Some industry representatives warned that the new agency must not lose sight of the goal of both laws: creating a simple, understandable mortgage disclosure for consumers.

"It's important for the disclosures to be clear, digestible and in a form consumers are going to notice," said Nessa Feddis, regulatory counsel for the American Bankers Association. "It's not possible to put everything relevant in a disclosure and still make it digestible."

But the vastly different desires of the various stakeholders, including originators, brokers, appraisers and consumer groups, have made the simplification process difficult. Consumer groups, for example, generally favor more disclosure over less, but the industry contends that too much information could just confuse borrowers.

"The consumer groups want lots of disclosure and private rights of action," said Stephen Ornstein, a partner at Sonnenschein Nath & Rosenthal LLP. "I think the industry would like a simpler disclosure and far less exposure to civil liabilities for the secondary market."

Liability issues could prove crucial to lenders. Under TILA, lenders can face civil liability if their disclosures are inaccurate, an issue not addressed by Respa.

David Berenbaum, the chief program officer for the National Community Reinvestment Coalition, said consumer groups want to ensure that a final interpretation has tough liability standards.

"Most important is to ensure standards that hold lenders accountable at origination and make sure a consumer understands a loan," he said. "Right now, the process is so complex [that] a bad actor can manipulate it."

The disclosure laws also differ on when information must be delivered to borrowers. Though both laws say people must get disclosures three days after a loan application, TILA requires another disclosure at closing. "The timing — while more consistent than it used to be — still does not mesh together," Kaplan said.

How to treat yield-spread premiums was also an issue until passage of regulatory reform. Though Respa severely restricted them, the reform law effectively banned them altogether, making the issue mostly moot, experts said.

"The mortgage broker fee has always been a real sticking point," said Ken Markison, an associate vice president and regulatory counsel for the Mortgage Bankers Association. "I think, now that there are changes around yield-spread premiums, maybe that will help because it will make it less of a problem. You won't spend as much energy on broker compensation based on rate because you can't do it anymore."

But industry representatives are worried that the new disclosures will come so soon after recent TILA and Respa changes. The Fed made changes in TILA rules this month, and HUD completed a six-year effort to revamp Respa just two years ago, releasing a four-page model disclosure form. Lenders complain that they spend significant resources each time a required disclosure is changed.

"I think, when people worry about merging TILA and Respa together, they worry about the implementation and technology costs associated with implementation," Chappelle said. "For the industry to make the changes in Respa last fall, that was very expensive."

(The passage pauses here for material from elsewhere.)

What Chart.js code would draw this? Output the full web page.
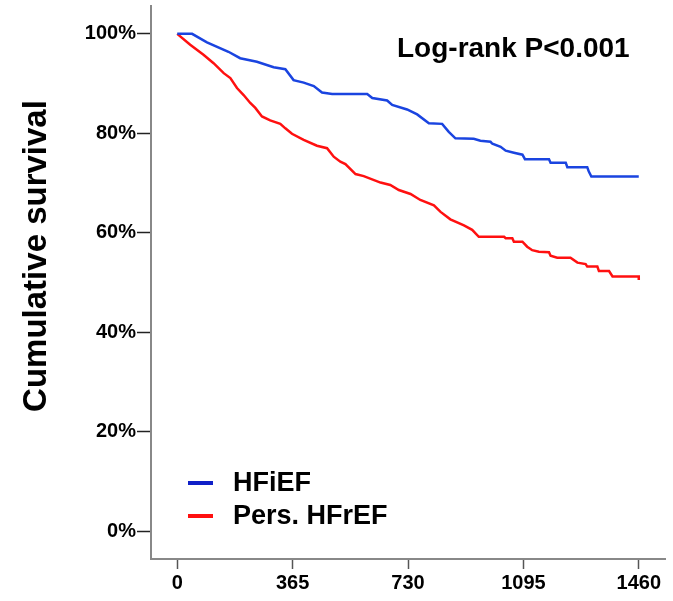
<!DOCTYPE html>
<html>
<head>
<meta charset="utf-8">
<script src="https://cdn.jsdelivr.net/npm/chart.js@4/dist/chart.umd.min.js"></script>
<style>
html,body{margin:0;padding:0;background:#fff;}
canvas{display:block;}
</style>
</head>
<body>
<canvas id="c" width="673" height="601"></canvas>
<script>
// ---- data ----
const seriesNames = ["HFiEF", "Pers. HFrEF"];
const xTicks = [0, 365, 730, 1095, 1460];
const yTicks = [0, 20, 40, 60, 80, 100];
const yTitle = "Cumulative survival";
const annotationText = "Log-rank P<0.001";

const hfiefDays = [0,47,94,162,199,252,305,342,368,400,432,458,490,601,617,664,680,727,759,796,838,859,880,938,959,991,997,1023,1039,1065,1092,1100,1176,1181,1229,1234,1297,1302,1310,1460];
const hfiefSurv = [100,100,98.3,96.4,95.1,94.4,93.3,92.9,90.7,90.2,89.5,88.2,87.9,87.9,87.1,86.6,85.7,84.8,83.8,82.0,81.9,80.3,79.0,78.9,78.5,78.3,77.9,77.3,76.5,76.1,75.7,74.8,74.8,74.1,74.1,73.2,73.2,72.3,71.3,71.3];

const hfrefDays = [0,41,83,115,147,168,189,210,231,247,268,294,326,342,363,400,442,474,495,516,532,564,590,643,674,701,738,769,812,833,864,907,933,954,1034,1039,1060,1065,1092,1107,1123,1144,1176,1181,1202,1244,1266,1292,1297,1329,1334,1366,1377,1460,1460];
const hfrefSurv = [100,97.8,95.8,94.1,92.1,91.1,89.1,87.7,86.1,85.1,83.4,82.6,81.9,81.0,79.9,78.7,77.5,77.0,75.3,74.3,73.8,71.8,71.4,70.1,69.6,68.6,67.8,66.6,65.5,64.2,62.7,61.5,60.6,59.2,59.2,58.9,58.9,58.2,58.2,57.2,56.5,56.2,56.1,55.4,55.0,55.0,54.0,53.7,53.2,53.2,52.3,52.3,51.2,51.2,50.5];

const BLUE = '#1a44e0';
const RED = '#ff1010';
const FONT = '"Liberation Sans", Arial, sans-serif';

function pts(xs, ys){ return xs.map((x,i)=>({x:x, y:ys[i]})); }

const extraText = {
  id: 'extraText',
  afterDraw(chart){
    const ctx = chart.ctx;
    ctx.save();
    ctx.fillStyle = '#000';
    // y title
    ctx.font = 'bold 33px ' + FONT;
    ctx.translate(37, 256);
    ctx.rotate(-Math.PI/2);
    ctx.textAlign = 'center';
    ctx.textBaseline = 'middle';
    ctx.fillText(yTitle, 0, 0);
    ctx.restore();

    ctx.save();
    ctx.fillStyle = '#000';
    ctx.font = 'bold 28px ' + FONT;
    ctx.textAlign = 'left';
    ctx.textBaseline = 'alphabetic';
    ctx.fillText(annotationText, 397, 57);

    // legend
    const items = [
      {name: seriesNames[0], color: '#1020c8', y: 483},
      {name: seriesNames[1], color: RED, y: 516}
    ];
    ctx.font = 'bold 27px ' + FONT;
    items.forEach(it=>{
      ctx.strokeStyle = it.color;
      ctx.lineWidth = 4;
      ctx.beginPath();
      ctx.moveTo(188, it.y);
      ctx.lineTo(213, it.y);
      ctx.stroke();
      ctx.fillStyle = '#000';
      ctx.textBaseline = 'middle';
      ctx.fillText(it.name, 233, it.y + 1);
    });
    ctx.restore();
  }
};

new Chart(document.getElementById('c'), {
  type: 'line',
  data: {
    datasets: [
      {label: seriesNames[0], data: pts(hfiefDays, hfiefSurv), borderColor: BLUE, borderWidth: 2.5, pointRadius: 0, tension: 0, fill: false},
      {label: seriesNames[1], data: pts(hfrefDays, hfrefSurv), borderColor: RED, borderWidth: 2.5, pointRadius: 0, tension: 0, fill: false}
    ]
  },
  options: {
    responsive: false,
    animation: false,
    devicePixelRatio: 1,
    layout: {padding: {left: 0, top: 6, right: 8, bottom: 0}},
    plugins: {legend: {display: false}, tooltip: {enabled: false}},
    scales: {
      x: {
        type: 'linear',
        min: -83, max: 1543,
        afterFit: s => { s.height = 42; s.paddingLeft = 0; s.paddingRight = 0; },
        afterBuildTicks: s => { s.ticks = xTicks.map(v=>({value:v})); },
        grid: {drawOnChartArea: false, drawTicks: true, tickLength: 10, tickColor: '#555', tickWidth: 1.5},
        border: {display: true, color: '#888', width: 2},
        ticks: {color: '#000', font: {family: FONT, size: 20, weight: 'bold'}, padding: 2, maxRotation: 0, autoSkip: false, callback: v => String(v)}
      },
      y: {
        type: 'linear',
        min: -5.6, max: 105.6,
        afterFit: s => { s.width = 151; s.paddingTop = 0; s.paddingBottom = 0; },
        afterBuildTicks: s => { s.ticks = yTicks.map(v=>({value:v})); },
        grid: {drawOnChartArea: false, drawTicks: true, tickLength: 14, tickColor: '#222', tickWidth: 1.5},
        border: {display: true, color: '#888', width: 2},
        ticks: {color: '#000', font: {family: FONT, size: 20, weight: 'bold'}, padding: 1, callback: v => v + '%', autoSkip: false}
      }
    }
  },
  plugins: [extraText]
});
</script>
</body>
</html>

John Kromer, a partner in BuckleySandler LLP, said the industry is still recovering from the Respa changes.

"A lot of people in the industry, while we would welcome greater simplification and uniformity in the various disclosures, are very much concerned about the implementation process and the challenges that will present," he said. "Given the experience of Respa where the new 'good-faith estimate' took effect this year, there continue to be a number of operational challenges. … There needs to be recognition that these kinds of disclosure changes can have enormous challenges for lenders."

Steve Ziesel, a vice president and senior counsel for the Consumer Bankers Association, also said this is coming too soon.

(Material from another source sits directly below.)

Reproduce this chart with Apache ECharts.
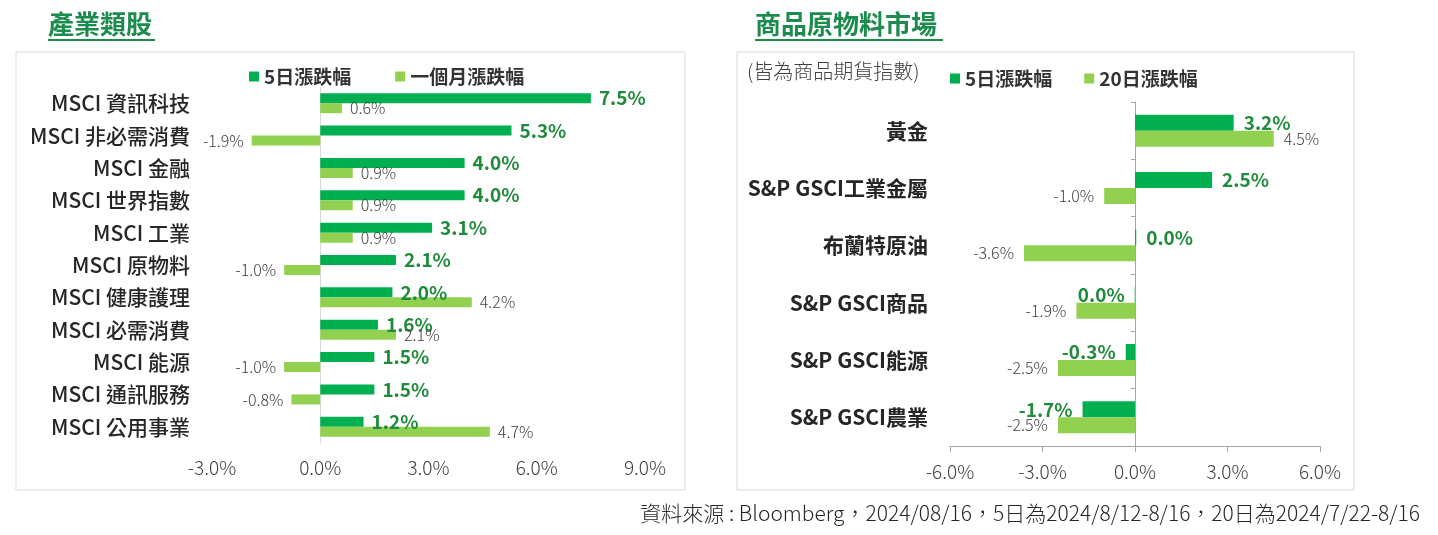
<!DOCTYPE html>
<html>
    <head>
        <meta charset="utf-8">
        <title></title>
        <script src="https://cdn.jsdelivr.net/npm/echarts@6/dist/echarts.min.js"></script>
        <style>
            html, body { margin: 0; padding: 0; background: #fff; }
        </style>
    </head>
    <body>
    <div id="main" style="width: 1438px;height:535px;"></div>
    <script type="text/javascript">
        // 左：產業類股
        var sectors = ['MSCI 資訊科技', 'MSCI 非必需消費', 'MSCI 金融', 'MSCI 世界指數', 'MSCI 工業',
            'MSCI 原物料', 'MSCI 健康護理', 'MSCI 必需消費', 'MSCI 能源', 'MSCI 通訊服務', 'MSCI 公用事業']
        var sector5d = [7.5, 5.3, 4.0, 4.0, 3.1, 2.1, 2.0, 1.6, 1.5, 1.5, 1.2]
        var sector1m = [0.6, -1.9, 0.9, 0.9, 0.9, -1.0, 4.2, 2.1, -1.0, -0.8, 4.7]
        var sectorTicks = [-3, 9, 3]   // min, max, interval

        // 右：商品原物料市場
        var goods = ['黃金', 'S&P GSCI工業金屬', '布蘭特原油', 'S&P GSCI商品', 'S&P GSCI能源', 'S&P GSCI農業']
        var goods5d = [3.2, 2.5, 0.04, -0.01, -0.3, -1.7]
        var goods20d = [4.5, -1.0, -3.6, -1.9, -2.5, -2.5]
        var goodsTicks = [-6, 6, 3]

        var FONT = '"Noto Sans CJK TC", "Noto Sans", sans-serif'
        var DARK = '#00b050'
        var LIGHT = '#92d050'
        var TITLE_GREEN = '#1b8c4e'
        var LABEL_GREEN = '#1f8b3b'

        var pct = function(v) {
            var s = (Math.round(v * 10) / 10).toFixed(1)
            if (s === '-0.0') s = '0.0'
            return s + '%'
        }

        // 依正負決定標籤在左或右
        var withLabels = function(values, dist) {
            return values.map(function(v) {
                return {
                    value: v,
                    label: { position: v < 0 ? 'left' : 'right', distance: dist }
                }
            })
        }

        var myChart = echarts.init(document.getElementById('main'))

        var valueAxis = function(grid, t, showLine) {
            return {
                type: 'value', gridIndex: grid, min: t[0], max: t[1], interval: t[2],
                axisLine: { show: showLine, onZero: false, lineStyle: { color: '#a6a6a6' } },
                axisTick: { show: showLine, length: 6, lineStyle: { color: '#a6a6a6' } },
                splitLine: { show: false },
                axisLabel: {
                    formatter: function(v) { return v.toFixed(1) + '%' },
                    fontFamily: FONT, fontSize: 19, fontWeight: 300, color: '#404040',
                    margin: showLine ? 16 : 15
                }
            }
        }

        var option = {
            animation: false,
            graphic: [
                { type: 'rect', shape: { x: 16, y: 52, width: 669, height: 438 },
                  style: { fill: 'none', stroke: '#d9d9d9', lineWidth: 1 } },
                { type: 'rect', shape: { x: 737, y: 52, width: 617, height: 438 },
                  style: { fill: 'none', stroke: '#d9d9d9', lineWidth: 1 } },
                { type: 'text', left: 48, top: 11,
                  style: { text: '產業類股', font: 'bold 26px ' + FONT, fill: TITLE_GREEN } },
                { type: 'rect', shape: { x: 48, y: 39, width: 107, height: 2 }, style: { fill: TITLE_GREEN } },
                { type: 'text', left: 755, top: 11,
                  style: { text: '商品原物料市場', font: 'bold 26px ' + FONT, fill: TITLE_GREEN } },
                { type: 'rect', shape: { x: 755, y: 39, width: 188, height: 2 }, style: { fill: TITLE_GREEN } },
                { type: 'text', left: 747, top: 61,
                  style: { text: '(皆為商品期貨指數)', font: '300 20px ' + FONT, fill: '#404040' } },
                { type: 'text', right: 18, top: 503,
                  style: { text: '資料來源 : Bloomberg，2024/08/16，5日為2024/8/12-8/16，20日為2024/7/22-8/16',
                           font: '300 21px ' + FONT, fill: '#262626' } }
            ],
            legend: [
                { left: 244, top: 62, itemWidth: 10, itemHeight: 10, itemGap: 44, icon: 'rect',
                  data: ['5日漲跌幅', '一個月漲跌幅'],
                  textStyle: { fontFamily: FONT, fontSize: 19, fontWeight: 'bold', color: '#333' } },
                { left: 945, top: 64, itemWidth: 10, itemHeight: 10, itemGap: 32, icon: 'rect',
                  data: ['5日漲跌幅', '20日漲跌幅'],
                  textStyle: { fontFamily: FONT, fontSize: 19, fontWeight: 'bold', color: '#333' } }
            ],
            grid: [
                { left: 212, right: 793, top: 87, bottom: 92 },
                { left: 950, right: 118, top: 102, bottom: 89 }
            ],
            xAxis: [
                valueAxis(0, sectorTicks, false),
                valueAxis(1, goodsTicks, true)
            ],
            yAxis: [
                // 類別文字
                { type: 'category', gridIndex: 0, data: sectors, inverse: true, position: 'left',
                  axisLine: { show: false, onZero: false }, axisTick: { show: false },
                  axisLabel: { fontFamily: FONT, fontSize: 21, fontWeight: 500, color: '#262626', margin: 22 } },
                // 0 軸線
                { type: 'category', gridIndex: 0, data: sectors, inverse: true, position: 'left',
                  axisLine: { show: true, onZero: true, lineStyle: { color: '#d9d9d9' } },
                  axisTick: { show: false }, axisLabel: { show: false } },
                { type: 'category', gridIndex: 1, data: goods, inverse: true, position: 'left',
                  axisLine: { show: false, onZero: false }, axisTick: { show: false },
                  axisLabel: { fontFamily: FONT, fontSize: 21, fontWeight: 'bold', color: '#262626', margin: 22 } },
                { type: 'category', gridIndex: 1, data: goods, inverse: true, position: 'left',
                  axisLine: { show: true, onZero: true, lineStyle: { color: '#a6a6a6' } },
                  axisTick: { show: true, length: 4, lineStyle: { color: '#a6a6a6' } },
                  axisLabel: { show: false } }
            ],
            series: [
                { name: '5日漲跌幅', type: 'bar', xAxisIndex: 0, yAxisIndex: 0,
                  data: withLabels(sector5d, 8), barWidth: 10, barGap: '0%',
                  itemStyle: { color: DARK },
                  label: { show: true, formatter: function(p) { return pct(p.value) },
                           fontFamily: FONT, fontSize: 19, fontWeight: 'bold', color: LABEL_GREEN } },
                { name: '一個月漲跌幅', type: 'bar', xAxisIndex: 0, yAxisIndex: 0,
                  data: withLabels(sector1m, 8), barWidth: 10, barGap: '0%',
                  itemStyle: { color: LIGHT },
                  label: { show: true, formatter: function(p) { return pct(p.value) },
                           fontFamily: FONT, fontSize: 16, fontWeight: 300, color: '#404040' } },
                { name: '5日漲跌幅', type: 'bar', xAxisIndex: 1, yAxisIndex: 2,
                  data: withLabels(goods5d, 10), barWidth: 16, barGap: '0%',
                  itemStyle: { color: DARK },
                  label: { show: true, formatter: function(p) { return pct(p.value) },
                           fontFamily: FONT, fontSize: 19, fontWeight: 'bold', color: LABEL_GREEN } },
                { name: '20日漲跌幅', type: 'bar', xAxisIndex: 1, yAxisIndex: 2,
                  data: withLabels(goods20d, 10), barWidth: 16, barGap: '0%',
                  itemStyle: { color: LIGHT },
                  label: { show: true, formatter: function(p) { return pct(p.value) },
                           fontFamily: FONT, fontSize: 16, fontWeight: 300, color: '#404040' } }
            ]
        }
        myChart.setOption(option)
    </script>
    </body>
</html>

"People have made a lot of changes to comply with Respa, and there are a lot of mortgage proposals coming down the pike from the Federal Reserve Board before the CFPB gets involved, so it's, 'Make new changes and then make new changes,' " he said.

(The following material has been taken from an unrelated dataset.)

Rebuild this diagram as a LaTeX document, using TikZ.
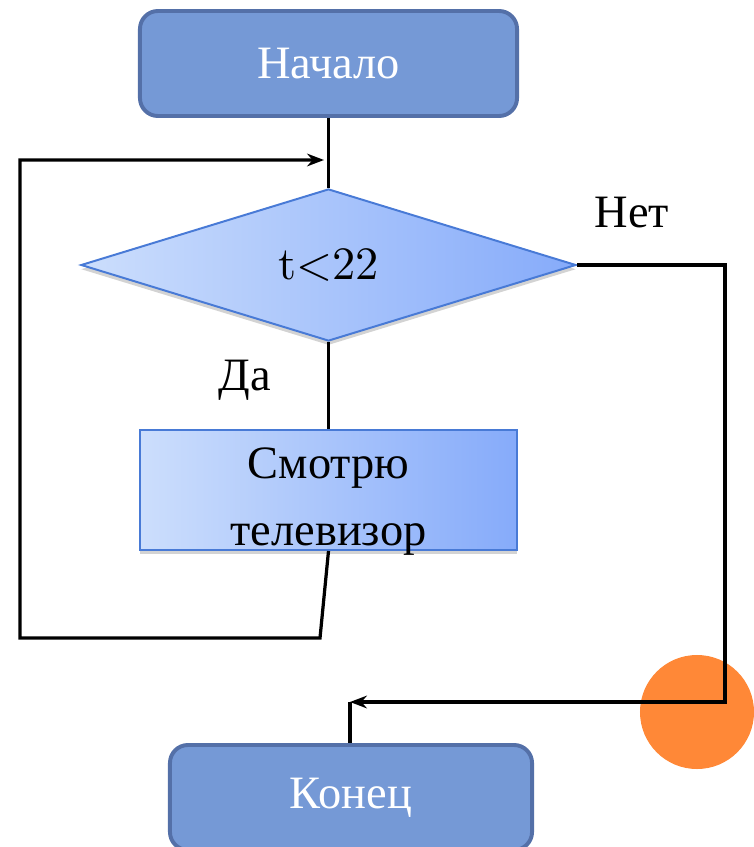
\documentclass[tikz,border=0pt]{standalone}
\usepackage{fontspec}
\setmainfont{Liberation Serif}
\newfontfamily\lmfont{lmroman10-regular.otf}
\usetikzlibrary{shapes.geometric,arrows.meta,shadows}
\definecolor{boxblue}{RGB}{117,153,214}
\definecolor{boxedge}{RGB}{84,112,168}
\definecolor{paleblue}{RGB}{204,222,252}
\definecolor{deepblue}{RGB}{134,171,250}
\definecolor{diaedge}{RGB}{72,122,214}
\definecolor{dotorange}{RGB}{255,136,55}
\begin{document}
\begin{tikzpicture}[x=0.025cm,y=-0.025cm,
  every node/.style={font=\fontsize{33}{47}\selectfont},
  term/.style={draw=boxedge,line width=2.8pt,fill=boxblue,rounded corners=0.45cm,
    text=white,minimum height=2.625cm},
  ask/.style={diamond,draw=diaedge,line width=1.4pt,left color=paleblue,right color=deepblue,
    minimum width=12.375cm,minimum height=3.75cm,
    drop shadow={shadow xshift=0pt,shadow yshift=-3pt,opacity=0.35}},
  act/.style={draw=diaedge,line width=1.4pt,left color=paleblue,right color=deepblue,
    minimum width=9.4cm,minimum height=3cm,align=center,
    drop shadow={shadow xshift=0pt,shadow yshift=-3pt,opacity=0.35}},
  link/.style={line width=2.3pt},
  arr/.style={link,-{Stealth[length=12pt,width=9pt]}}]
\useasboundingbox (0,0) rectangle (754,847);
\node[circle,fill=dotorange,minimum size=2.85cm,inner sep=0pt] (dot) at (697,712) {};
\node[term,minimum width=9.425cm] (start) at (328.5,63.5) {Начало};
\node[ask] (check) at (328.5,265) {\lmfont t<22};
\node[act,inner ysep=0pt,text height=2.75cm,text depth=0pt] (watch) at (328.5,490) {Смотрю\\телевизор};
\node[term,minimum width=9.05cm] (stop) at (351,797.5) {Конец};
\node (yes) at (245,380) {Да};
\node (no) at (632,213) {Нет};
\coordinate (loopin) at (324,160);
\coordinate (stopin) at (350,702);
% connectors
\draw[link] (start) -- (check);
\draw[link] (check) -- (watch);
\draw[arr] (watch.south) -- (320,638) -| (20,160) -- (loopin);
\draw[arr] (check.east) -| (725,702) -- (stopin);
\draw[link] (stopin) -- (stopin |- stop.north);
\end{tikzpicture}
\end{document}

But the Treasury's Barr dismissed complaints about the compliance burden of another rulemaking proposal.

"There are going to be significant changes in mortgage regulation and other regulations because of Dodd-Frank," he said. "This piece is not likely to be a large change in relation to those others but is fundamental for families to understand the mortgage they are considering."

Past attempts to harmonize the laws fell flat. In 1995, lawmakers considered adding a provision to a regulatory relief bill that would have given the Fed oversight of Respa so that mortgage disclosures were under the jurisdiction of a single regulator, but ultimately the measure was dropped from the final bill.

Instead, in 1996, Congress ordered the Fed and HUD to create a single TILA-Respa disclosure form. By the next year, the agencies had concluded that meaningful change could come only through legislation. In 1998, they submitted a 152-page report on ways to harmonize disclosures. Congress responded with hearings but took no action until the Dodd-Frank bill, which ordered the CFPB to address the issue.

"They did try it, but when you dig to the nitty-gritty, they found the disclosures cover different things and come out at different times," said Joe Gabai, a partner in Morrison & Foerster LLP. "It is going to be difficult to combine the two."

Most observers said they expect the CFPB to succeed but that the process may prove difficult.

"Now they actually do have a dictate that they do it," Gabai said. "I think they will need to be awfully creative and have to go about this in a more pragmatic way, identify disclosures susceptible to combination and those that are not feasible."

Consumer groups say they hope the CFPB will approach the issue differently.

"Previously, the consumer organizations had to fight to be at the table with the regulators," said Berenbaum of the National Community Reinvestment Coalition. "I do believe this new bureau will approach this with consumers and industry as a whole. … I think grabbing hold of the entire issue to develop a working model for Respa and TILA together is going to be a daunting project but putting it in the hands of a capable regulator like the CFPB is helpful."

The MBA's Markison, too, said this time is likely to be different.

"The effort to simplify and combine Respa and TILA disclosures has confounded people for years," Markison commented. "I think part of the problem has been that Respa and TILA have been assigned to different agencies, and part of it is that it is much easier said than done. If we can land people on the moon, though, we can certainly do this."